For instance, consider two interval variables that are related in a non-linear fashion. To optimize the relationship between these variables, the researcher may designate one of them as nominal or ordinal. As a consequence, SPSS will modify the scale of this variable to optimize the relationship.

In other words, when the researcher does not want to modify the spacing between consecutive levels, the variable should be designated as "Numeric". When the researcher wants to modify the spacing between consecutive levels, without adjusting the order, the variable should be designated as "Ordinal". Otherwise, the variable should be designated as "Nominal".

#### Interpreting the output

The output generated by categorical regression is similar to the output generated by traditional regression, although certain complications need to be recognized. The final table, presented below, contains the most crucial information.

Traditional regression provides the unstandardized beta values, standard error, standardized beta values, t value and p value associated with each predictor. Categorical regression differs in the following respects:

• No unstandardized beta values are provided, because all variables are standardized before the process is undertaken
• F values are provided instead of t values. Actually, F simply equals t squared. This difference is thus trivial.
• Additional indices are also provided, including partial and part correlations. These indices are described below.

The zero-order correlation is simply the correlation between each predictor and the dependent variable, after these variables have undergone the appropriate transformations.

Importance obviously indicates the importance of each predictor, using Pratt's measure. This measure is roughly equivalent to the product of the regression coefficient and zero-order correlation. This index is primarily used to uncover suppressor variables. That is, suppose a predictor yields a relatively high beta but low importance. This situation suggests the variable may have been suppressed by other predictors.

A clear exposition of partial correlations, part correlations, and tolerance can be located in most multivariate textbooks. In essence, partial and part correlations are like zero-order correlations, except the effect of all other predictors has been controlled. Tolerance is utilized to identify multicollinearity.

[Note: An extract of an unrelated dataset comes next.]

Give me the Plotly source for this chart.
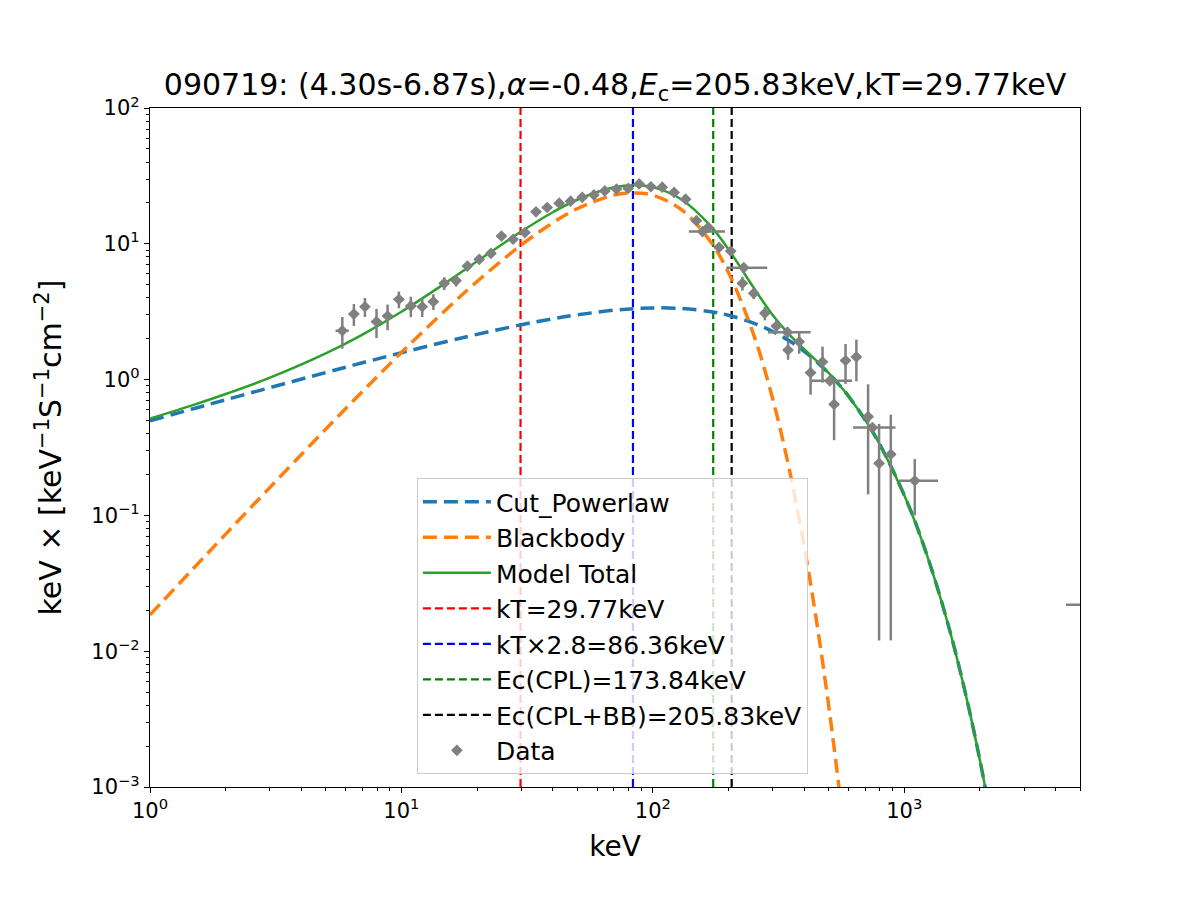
import plotly.graph_objects as go

# ---------------- data ----------------
model_e = [1, 1.5, 2, 3, 5, 7, 10, 15, 20, 30, 40, 50, 70, 85, 100, 130, 170, 200, 250,
           300, 350, 400, 450, 500, 550, 600, 700, 800, 1000, 1200, 1500, 1800, 2000, 2200]
cpl_flux = [0.498, 0.613, 0.710, 0.873, 1.127, 1.330, 1.577, 1.901, 2.154, 2.534, 2.804,
            2.998, 3.242, 3.334, 3.373, 3.342, 3.163, 2.976, 2.620, 2.260, 1.921, 1.614,
            1.346, 1.116, 0.920, 0.755, 0.503, 0.332, 0.1409, 0.0587, 0.01534, 0.003924,
            0.001568, 0.000624]
bb_flux = [0.0185, 0.0413, 0.0728, 0.1609, 0.432, 0.818, 1.583, 3.256, 5.279, 9.810, 14.28,
           18.11, 22.82, 23.70, 22.77, 17.85, 10.32, 6.119, 2.226, 0.7171, 0.2123, 0.0591,
           0.0157, 0.00401, 0.000996, 0.000241]
total_flux = [0.516, 0.654, 0.783, 1.033, 1.559, 2.147, 3.160, 5.157, 7.433, 12.34, 17.08,
              21.10, 26.06, 27.03, 26.14, 21.19, 13.48, 9.095, 4.846, 2.977, 2.133, 1.673,
              1.362, 1.120, 0.921, 0.755, 0.503, 0.332, 0.1409, 0.0587, 0.01534, 0.003924,
              0.001568, 0.000624]

data_e = [5.82, 6.47, 7.16, 7.96, 8.81, 9.77, 10.9, 12.1, 13.4, 14.8, 16.5, 18.3, 20.4, 22.7,
          25.0, 27.8, 31.0, 34.3, 38.0, 42.4, 47.1, 52.4, 58.3, 64.4, 71.7, 79.8, 88.2, 98.2,
          109, 121.5, 135, 149, 157.6, 166, 183.5, 204, 227, 230, 252, 279, 310, 343, 345,
          382, 424, 473, 506, 526, 584, 645, 718, 747, 794, 884, 1101, 5800]
data_flux = [2.29, 3.04, 3.44, 2.67, 2.94, 3.90, 3.48, 3.44, 3.75, 5.12, 5.35, 6.86, 7.69, 8.51,
             11.4, 10.8, 12.1, 17.2, 18.5, 19.9, 20.6, 22.0, 22.9, 24.5, 25.3, 25.6, 27.6, 26.3,
             26.1, 23.9, 21.3, 14.8, 12.3, 13.2, 9.42, 8.85, 5.12, 6.67, 4.32, 3.08, 2.48, 2.23,
             1.65, 1.90, 1.124, 1.35, 0.98, 0.658, 1.38, 1.47, 0.533, 0.443, 0.242, 0.282,
             0.180, 0.022]
data_yerr = [0.6, 0.56, 0.55, 0.65, 0.63, 0.55, 0.6, 0.55, 0.5, 0.55, 0.5, 0.5, 0.5, 0.5,
             0.6, 0.6, 0.6, 0.7, 0.7, 0.7, 0.7, 0.7, 0.7, 0.7, 0.8, 0.8, 0.8, 0.8,
             0.8, 0.8, 0.8, 0.8, 0.8, 0.8, 0.6, 0.6, 0.6, 0.5, 0.4, 0.35, 0.3, 0.2,
             0.25, 0.35, 0.35, 0.4, 0.05, 0.3, 0.45, 0.5, 0.39, 0.03, 0.23, 0.27,
             0.08, 0.0]
data_xerr_lo = [0.35, 0.3, 0.3, 0.35, 0.4, 0.45, 0.5, 0.55, 0.6, 0.65, 0.7, 0.8, 0.9, 1.0,
                1.1, 1.2, 1.4, 1.5, 1.7, 1.9, 2.1, 2.3, 2.6, 2.9, 3.2, 3.5, 3.9, 4.3,
                4.8, 5.3, 5.9, 6.5, 18.5, 7.3, 8, 9, 10, 34, 11, 12, 14, 56, 15,
                17, 19, 21, 78, 23, 26, 28, 32, 121, 35, 39, 148, 1400]
data_xerr_hi = [0.35, 0.3, 0.3, 0.35, 0.4, 0.45, 0.5, 0.55, 0.6, 0.65, 0.7, 0.8, 0.9, 1.0,
                1.1, 1.2, 1.4, 1.5, 1.7, 1.9, 2.1, 2.3, 2.6, 2.9, 3.2, 3.5, 3.9, 4.3,
                4.8, 5.3, 5.9, 6.5, 36, 7.3, 8, 9, 10, 55, 11, 12, 14, 81, 15,
                17, 19, 21, 114, 23, 26, 28, 32, 176, 35, 39, 261, 1400]

vlines_x = [29.77, 83.36, 173.84, 205.83]
vlines_label = ["kT=29.77keV", "kT×2.8=86.36keV", "Ec(CPL)=173.84keV", "Ec(CPL+BB)=205.83keV"]
vlines_color = ["red", "blue", "green", "black"]

x_tickvals = [1, 10, 100, 1000]
x_ticktext = ["10<sup>0</sup>", "10<sup>1</sup>", "10<sup>2</sup>", "10<sup>3</sup>"]
y_tickvals = [1e-3, 1e-2, 1e-1, 1, 10, 100]
y_ticktext = ["10<sup>−3</sup>", "10<sup>−2</sup>", "10<sup>−1</sup>",
              "10<sup>0</sup>", "10<sup>1</sup>", "10<sup>2</sup>"]

FONT = "DejaVu Sans"

fig = go.Figure()

for i, (vx, lab, col) in enumerate(zip(vlines_x, vlines_label, vlines_color)):
    fig.add_trace(go.Scatter(x=[vx, vx], y=[1e-3, 1e2], mode="lines", name=lab,
                             line=dict(color=col, width=2.2, dash="8px,4px"),
                             legendrank=4 + i))

fig.add_trace(go.Scatter(x=model_e, y=cpl_flux, mode="lines", name="Cut_Powerlaw",
                         line=dict(color="#1f77b4", width=3.5, dash="14px,7px", shape="spline"),
                         legendrank=1))
fig.add_trace(go.Scatter(x=model_e[:len(bb_flux)], y=bb_flux, mode="lines", name="Blackbody",
                         line=dict(color="#ff7f0e", width=3.5, dash="14px,7px", shape="spline"),
                         legendrank=2))
fig.add_trace(go.Scatter(x=model_e, y=total_flux, mode="lines", name="Model Total",
                         line=dict(color="#2ca02c", width=2.5, shape="spline"),
                         legendrank=3))

fig.add_trace(go.Scatter(
    x=data_e, y=data_flux, mode="markers", name="Data",
    marker=dict(symbol="diamond", size=9, color="gray"),
    error_y=dict(type="data", array=data_yerr, color="gray", thickness=2.5, width=0),
    error_x=dict(type="data", array=data_xerr_hi, arrayminus=data_xerr_lo,
                 color="gray", thickness=2.5, width=0),
    legendrank=8))

axis_common = dict(showline=True, linecolor="black", linewidth=1.2, mirror=True,
                   ticks="outside", ticklen=5, tickwidth=1.2, tickcolor="black",
                   showgrid=False, zeroline=False,
                   tickfont=dict(family=FONT, size=21, color="black"))

x_minor = [m * 10 ** k for k in range(0, 4) for m in range(2, 10) if m * 10 ** k <= 5000]
y_minor = [m * 10.0 ** k for k in range(-3, 2) for m in range(2, 10)]

fig.update_xaxes(type="log", range=[0, 3.69897], tickmode="array",
                 tickvals=x_tickvals, ticktext=x_ticktext,
                 minor=dict(tickmode="array", tickvals=x_minor, ticks="outside",
                            ticklen=3, tickwidth=1, tickcolor="black"),
                 title=dict(text="keV", font=dict(family=FONT, size=28, color="black"),
                            standoff=14),
                 **axis_common)
fig.update_yaxes(type="log", range=[-3, 2], tickmode="array",
                 tickvals=y_tickvals, ticktext=y_ticktext,
                 minor=dict(tickmode="array", tickvals=y_minor, ticks="outside",
                            ticklen=3, tickwidth=1, tickcolor="black"),
                 title=dict(text="keV × [keV<sup>−1</sup>S<sup>−1</sup>cm<sup>−2</sup>]",
                            font=dict(family=FONT, size=30, color="black"), standoff=20),
                 **axis_common)

fig.update_layout(
    width=1200, height=900,
    paper_bgcolor="white", plot_bgcolor="white",
    margin=dict(l=150, r=120, t=108, b=113),
    font=dict(family=FONT, color="black"),
    title=dict(text="090719: (4.30s-6.87s),<i>α</i>=-0.48,<i>E</i><sub>c</sub>=205.83keV,kT=29.77keV",
               x=0.5125, xanchor="center", y=1 - 84 / 900, yanchor="middle",
               font=dict(family=FONT, size=30, color="black")),
    legend=dict(x=0.287, y=0.019, xanchor="left", yanchor="bottom",
                bgcolor="rgba(255,255,255,0.8)", bordercolor="#cccccc", borderwidth=1,
                font=dict(family=FONT, size=25, color="black"),
                itemwidth=68, tracegroupgap=0),
    showlegend=True,
)

fig.write_html("out.html")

To generate some additional tables or execute more complex procedures, press the "Options" button, and tick the appropriate box.

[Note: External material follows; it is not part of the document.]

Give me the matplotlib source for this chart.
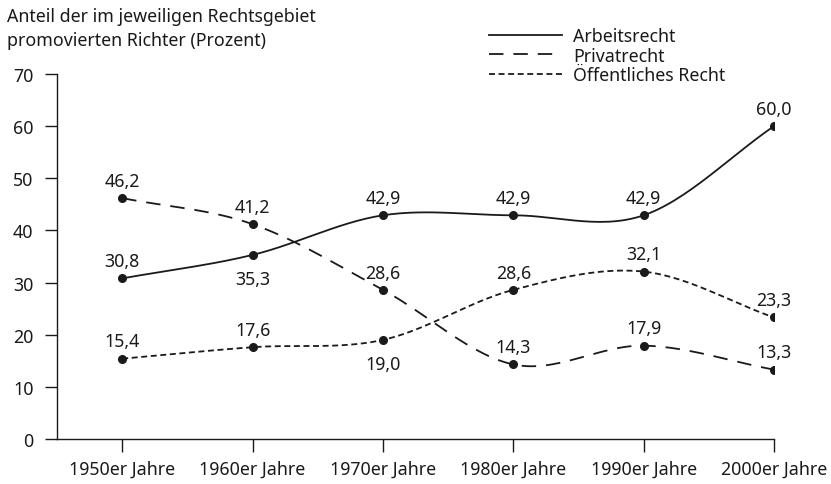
import numpy as np
import matplotlib
matplotlib.use("Agg")
import matplotlib.pyplot as plt
from matplotlib.lines import Line2D

plt.rcParams['font.family'] = ['Noto Sans', 'DejaVu Sans']

# Daten
jahrzehnte = ["1950er Jahre", "1960er Jahre", "1970er Jahre", "1980er Jahre", "1990er Jahre", "2000er Jahre"]
arbeitsrecht = [30.8, 35.3, 42.9, 42.9, 42.9, 60.0]
privatrecht = [46.2, 41.2, 28.6, 14.3, 17.9, 13.3]
oeffentliches = [15.4, 17.6, 19.0, 28.6, 32.1, 23.3]
# Beschriftung unterhalb des Punktes?
arbeit_unten = [False, True, False, False, False, False]
privat_unten = [False, False, False, False, False, False]
oeff_unten = [False, False, True, False, False, False]


def catmull_rom(y, n=30):
    # glatte Kurve durch die Punkte (nur fuer die Darstellung)
    y = np.asarray(y, dtype=float)
    x = np.arange(len(y), dtype=float)
    p = np.concatenate([[2 * y[0] - y[1]], y, [2 * y[-1] - y[-2]]])
    xs, ys = [], []
    for i in range(len(y) - 1):
        p0, p1, p2, p3 = p[i], p[i + 1], p[i + 2], p[i + 3]
        t = np.linspace(0, 1, n, endpoint=(i == len(y) - 2))
        yy = 0.5 * ((2 * p1) + (-p0 + p2) * t + (2 * p0 - 5 * p1 + 4 * p2 - p3) * t ** 2
                    + (-p0 + 3 * p1 - 3 * p2 + p3) * t ** 3)
        xs.append(x[i] + t)
        ys.append(yy)
    return np.concatenate(xs), np.concatenate(ys)


fs = 12.8
fig = plt.figure(figsize=(8.31, 4.85), dpi=100)
ax = fig.add_axes([0.0686, 0.0928, 0.8628, 0.7526])

farbe = "#1a1a1a"
stile = [
    (arbeitsrecht, "-", arbeit_unten, "Arbeitsrecht"),
    (privatrecht, (0, (8, 5.5)), privat_unten, "Privatrecht"),
    (oeffentliches, (0, (3.3, 2)), oeff_unten, "Öffentliches Recht"),
]

x = np.arange(len(jahrzehnte))
for werte, ls, unten, name in stile:
    xs, ys = catmull_rom(werte)
    ax.plot(xs, ys, color=farbe, lw=1.3, linestyle=ls)
    ax.plot(x, werte, "o", color=farbe, ms=5.5)
    for xi, wi, u in zip(x, werte, unten):
        txt = f"{wi:.1f}".replace(".", ",")
        if u:
            ax.annotate(txt, (xi, wi), xytext=(0, -11), textcoords="offset points",
                        ha="center", va="top", fontsize=fs, color=farbe)
        else:
            ax.annotate(txt, (xi, wi), xytext=(0, 6), textcoords="offset points",
                        ha="center", va="bottom", fontsize=fs, color=farbe)

ax.set_xlim(-0.5, 5)
ax.set_ylim(0, 70)
ax.set_xticks(x)
ax.set_xticklabels(jahrzehnte, fontsize=fs)
ax.set_yticks(range(0, 71, 10))
ax.tick_params(axis="both", colors=farbe, labelcolor=farbe, width=1, length=9, labelsize=fs)
ax.tick_params(axis="y", pad=8)
ax.tick_params(axis="x", pad=6)
for s in ["top", "right"]:
    ax.spines[s].set_visible(False)
for s in ["left", "bottom"]:
    ax.spines[s].set_color(farbe)
    ax.spines[s].set_linewidth(1)

fig.text(0.008, 0.983, "Anteil der im jeweiligen Rechtsgebiet\npromovierten Richter (Prozent)",
         ha="left", va="top", fontsize=fs, color=farbe, linespacing=1.4)

handles = [Line2D([], [], color=farbe, lw=1.3, linestyle=ls) for _, ls, _, _ in stile]
fig.legend(handles, [s[3] for s in stile], loc="upper left", bbox_to_anchor=(0.578, 0.96),
           frameon=False, fontsize=fs, handlelength=4.1, handletextpad=0.6,
           labelspacing=0.08, borderpad=0, labelcolor=farbe)

fig.savefig("out.png", dpi=100)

• You can choose between "Numerical" and "Random" configurations. The 'Random' configuration should be selected whenever any of the variables are nominal.
• By default, SPSS will exclude all participants that generated one or more missing values. You can choose "Mode imputation" instead, which substitutes the mode of that variable for each missing value. When none of these options are appropriate, you can use the program "Missing value analysis" to execute more appropriate substitutions.
• By selecting the "Quantifications" box, SPSS will present information about the transformations. For instance, SPSS may reveal that a scale initially coded as 1, 2, 3, 4, and 5 was transformed to an interval scale coded as 1, 4, 9, 12, 40.
• You can also save these transformed scales in the data sheet.